02 Nov Care for the Caregivers
Taking care of someone with an illness, whether it’s a mental or physical one, can feel overwhelming at times. At North Shore Child & Family Guidance Center, we recognize the stress that comes with the role of caregiver, and we run several support groups to help caregivers get the help they need.
Sometimes what’s needed most is just a safe place to talk about your feelings with others who can relate to what you are going through; other times, it’s getting more concrete help, like finding qualified professionals who can relieve some of the burden so you have time to take care of yourself, or learning about how to advocate for your child at school.
One of our programs, Caregiver Grandparent Respite and Support Program, or C-GRASP, offers help to grandparents who are the primary caregivers of their grandchildren. With the assistance of other local entities, we provide them with a variety of services, including counseling, clothing, food, housing assistance and transportation.
“If a parent, grandparent or other caregiver has no time to spend on their own needs, they’re likely to have a much harder time dealing with the child or teen who may require a high level of supervision,” says Andrew Malekoff, Executive Director of the Guidance Center. “We realize what a stressful situation this can be, and consider it part of our role to make sure that these caregivers have the support they need.”
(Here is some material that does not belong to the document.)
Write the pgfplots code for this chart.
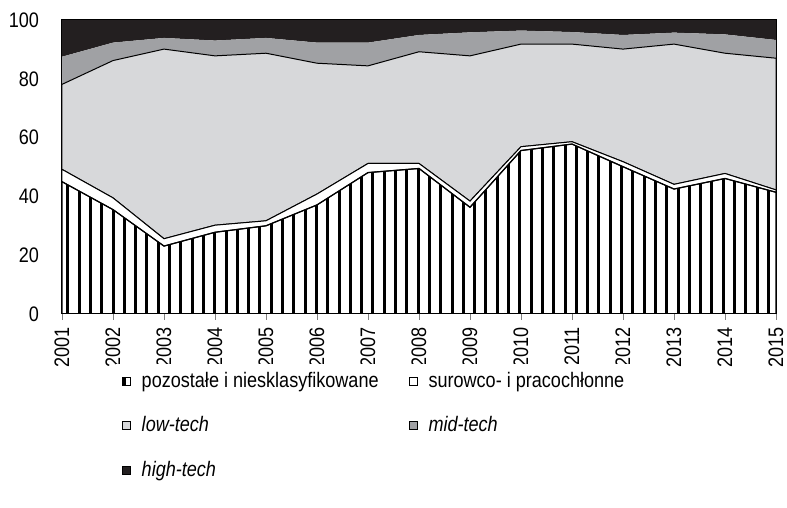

Groups are a great source of help, he adds. “We all need affirmation, support and understanding. In a group there is no need to put on airs or to pretend to be someone one is not in order to gain acceptance.”
And, of course, there are times when caregivers are nourished by solitude. “Such moments can generate creative expression—expression for no reason but to satisfy one’s soul,” says Malekoff. “Music, art or writing can provide much-needed respite from the daily stress of caregiving.”
Following are 10 tips provided by the Caregiver Action Network:
- Seek support from other caregivers. You are not alone!
- Take care of your own health so that you can be strong enough to take care of your loved one.
- Accept offers of help and suggest specific things people can do to help you.
- Learn how to communicate effectively with doctors.
- Caregiving is hard work so take respite breaks often.
- Watch out for signs of depression and don’t delay getting professional help when you need it.
- Be open to new technologies that can help you care for your loved one.
- Organize medical information so it’s up to date and easy to find.
- Make sure legal documents are in order.
- Give yourself credit for doing the best you can in one of the toughest jobs there is!